City digging deep for busways
City digging deep for busways
Damar Harsanto, The Jakarta Post, Jakarta
The ambitious idea of Governor Sutiyoso to provide the city with
12 more busway corridors by 2007, when his term comes to an end,
has kept his subordinates busy finding funding sources.
The City Planning Agency is now tasked with reevaluating the
cash-strapped budget to collect any penny available to finance
the busway's fast-track scheme.
"We are also responsible for finding alternative financing
sources," a senior official with the agency, who asked to remain
anonymous, told The Jakarta Post over the weekend.
Jakarta Public Works Agency head Fodly Misbach calculated that
the project would require between Rp 2.5 trillion and Rp 3
trillion in investment.
"The acceleration of the busway project will only be feasible
if private investors are involved. The administration would pay
them back later in installments," he said.
Jakarta's 2005 city budget hovers at Rp 14 trillion.

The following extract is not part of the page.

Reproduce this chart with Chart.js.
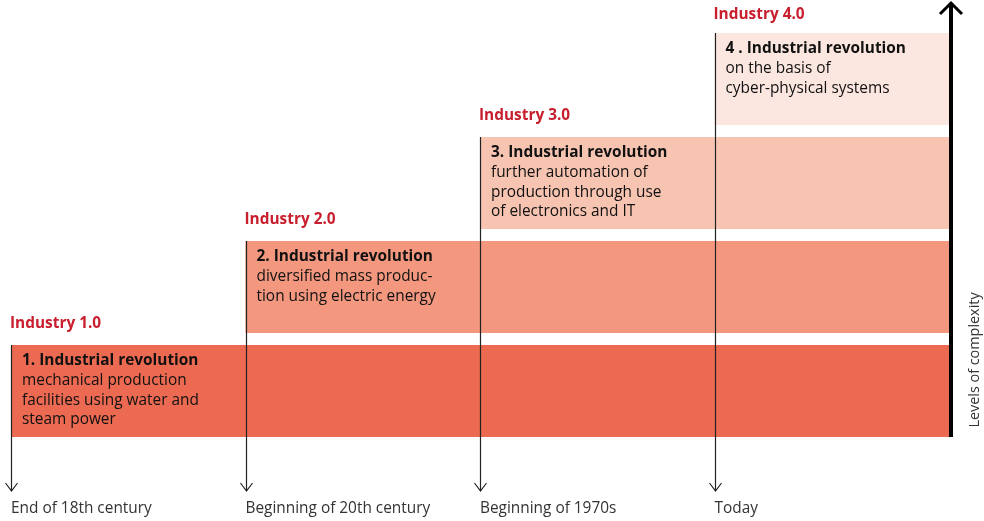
<!DOCTYPE html>
<html>
<head>
<meta charset="utf-8">
<script src="https://cdn.jsdelivr.net/npm/chart.js@4"></script>
<style>
  html, body { margin: 0; padding: 0; background: #fff; }
  #wrap { width: 984px; height: 521px; }
</style>
</head>
<body>
<div id="wrap"><canvas id="stepChart"></canvas></div>
<script>
// stages of industrial development, level 1 at the bottom
const eras = ['Industry 1.0', 'Industry 2.0', 'Industry 3.0', 'Industry 4.0'];
const startPoints = [0, 1, 2, 3];
const endPoint = 4;
const timeLabels = ['End of 18th century', 'Beginning of 20th century', 'Beginning of 1970s', 'Today'];
const titles = [
    '1. Industrial revolution',
    '2. Industrial revolution',
    '3. Industrial revolution',
    '4 . Industrial revolution',
];
const descriptions = [
    ['mechanical production', 'facilities using water and', 'steam power'],
    ['diversified mass produc-', 'tion using electric energy'],
    ['further automation of', 'production through use', 'of electronics and IT'],
    ['on the basis of', 'cyber-physical systems'],
];
const bandColors = ['#EC6A51', '#F3987F', '#F7C4B2', '#FCE7E0'];
const axisTitle = 'Levels of complexity';

const FONT = '"Open Sans", "Noto Sans", sans-serif';
const SIZE = 15.4;

const stagePlugin = {
    id: 'stages',
    afterDatasetsDraw(chart) {
        const ctx = chart.ctx;
        const meta = chart.getDatasetMeta(0);
        const xScale = chart.scales.x;
        const area = chart.chartArea;
        ctx.save();

        meta.data.forEach((bar, i) => {
            const p = bar.getProps(['x', 'y', 'base', 'height'], true);
            const left = Math.min(p.x, p.base);
            const top = p.y - p.height / 2;

            // era label above the band (kept inside the canvas at the top)
            ctx.fillStyle = '#C81E2D';
            ctx.font = 'bold ' + SIZE + 'px ' + FONT;
            ctx.textAlign = 'left';
            ctx.textBaseline = 'middle';
            ctx.fillText(eras[i], left - 1, Math.max(top - 21, 15));

            // band text
            ctx.fillStyle = '#111';
            ctx.font = 'bold ' + SIZE + 'px ' + FONT;
            ctx.fillText(titles[i], left + 11, top + 16);
            ctx.font = SIZE + 'px ' + FONT;
            descriptions[i].forEach((line, j) => {
                ctx.fillText(line, left + 11, top + 36 + j * 19.5);
            });

            // time arrow
            const ax = Math.round(xScale.getPixelForValue(startPoints[i])) + 0.5;
            ctx.strokeStyle = '#222';
            ctx.lineWidth = 1.2;
            ctx.beginPath();
            ctx.moveTo(ax, top);
            ctx.lineTo(ax, 491);
            ctx.moveTo(ax - 6, 483);
            ctx.lineTo(ax, 491);
            ctx.lineTo(ax + 6, 483);
            ctx.stroke();
        });

        // complexity axis on the right
        const rx = area.right + 2;
        ctx.strokeStyle = '#000';
        ctx.lineWidth = 4;
        ctx.lineCap = 'butt';
        ctx.beginPath();
        ctx.moveTo(rx, area.bottom - 6);
        ctx.lineTo(rx, 3);
        ctx.stroke();
        ctx.lineWidth = 3;
        ctx.beginPath();
        ctx.moveTo(rx - 11, 14);
        ctx.lineTo(rx, 3);
        ctx.lineTo(rx + 11, 14);
        ctx.stroke();

        ctx.translate(975, 360);
        ctx.rotate(-Math.PI / 2);
        ctx.fillStyle = '#333';
        ctx.font = '14.4px ' + FONT;
        ctx.textAlign = 'center';
        ctx.textBaseline = 'middle';
        ctx.fillText(axisTitle, 0, 0);
        ctx.restore();
    }
};

new Chart(document.getElementById('stepChart'), {
    type: 'bar',
    data: {
        labels: eras,
        datasets: [{
            data: startPoints.map(s => [s, endPoint]),
            backgroundColor: bandColors,
            borderWidth: 0,
            borderSkipped: false,
            categoryPercentage: 1,
            barPercentage: 0.885,
        }],
    },
    options: {
        indexAxis: 'y',
        responsive: true,
        maintainAspectRatio: false,
        animation: false,
        layout: {
            padding: { left: 11, right: 35, top: 27, bottom: 0 }
        },
        plugins: {
            legend: { display: false },
            tooltip: { enabled: false }
        },
        scales: {
            y: {
                type: 'category',
                reverse: true,
                display: false,
            },
            x: {
                type: 'linear',
                min: 0,
                max: endPoint,
                grid: { display: false, drawTicks: false },
                border: { display: false },
                afterFit(scale) {
                    scale.height = 78;
                    scale.paddingLeft = 0;
                    scale.paddingRight = 0;
                },
                ticks: {
                    stepSize: 1,
                    autoSkip: false,
                    maxRotation: 0,
                    align: 'start',
                    padding: 56,
                    color: '#333',
                    font: { family: FONT, size: SIZE },
                    callback: (v) => timeLabels[v] ?? ''
                }
            }
        }
    },
    plugins: [stagePlugin]
});
</script>
</body>
</html>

The administration has allocated Rp 600 billion of its budget
for establishing two busway corridors, which will connect
Pulogadung in East Jakarta with Harmoni in Central Jakarta and
Harmoni with Kalideres in West Jakarta. Both corridors are slated
to become operational in October.
The administration spent at least Rp 240 billion to build the
first busway corridor from Blok M in South Jakarta to Kota in
West Jakarta early last year.
A copy of a meeting schedule made available to the Post shows
that several city agencies, coordinated by the Jakarta Urban
Infrastructure Development Office (ASP), are discussing the
acceleration program.
According to the notes, ASP is also assigned to follow up the
administration's plan to use compressed natural gas (CNG)-fueled
busway buses.
While the officials were trying to make ends meet, Deputy
Governor Fauzi Bowo expressed skepticism that the program would
be successful, highlighting the absence of a feeder system in the
existing busway lines.
"The success of the busway project partly depends on the
presence of a feeder system, while there is a tendency on the
part of the Jakarta Transportation Agency to give so much
attention to building the main trunk and thereby neglecting the
establishment of the feeder system," Fauzi, who holds a doctorate
in civil engineering from Kaiserlautern University of Germany,
told the Post.
"We have to keep in mind that we will only squander our money
in a project doomed to failure," he said.
Fauzi added that the administration would find it difficult to
prepare the fund for the project as well as to procure buses.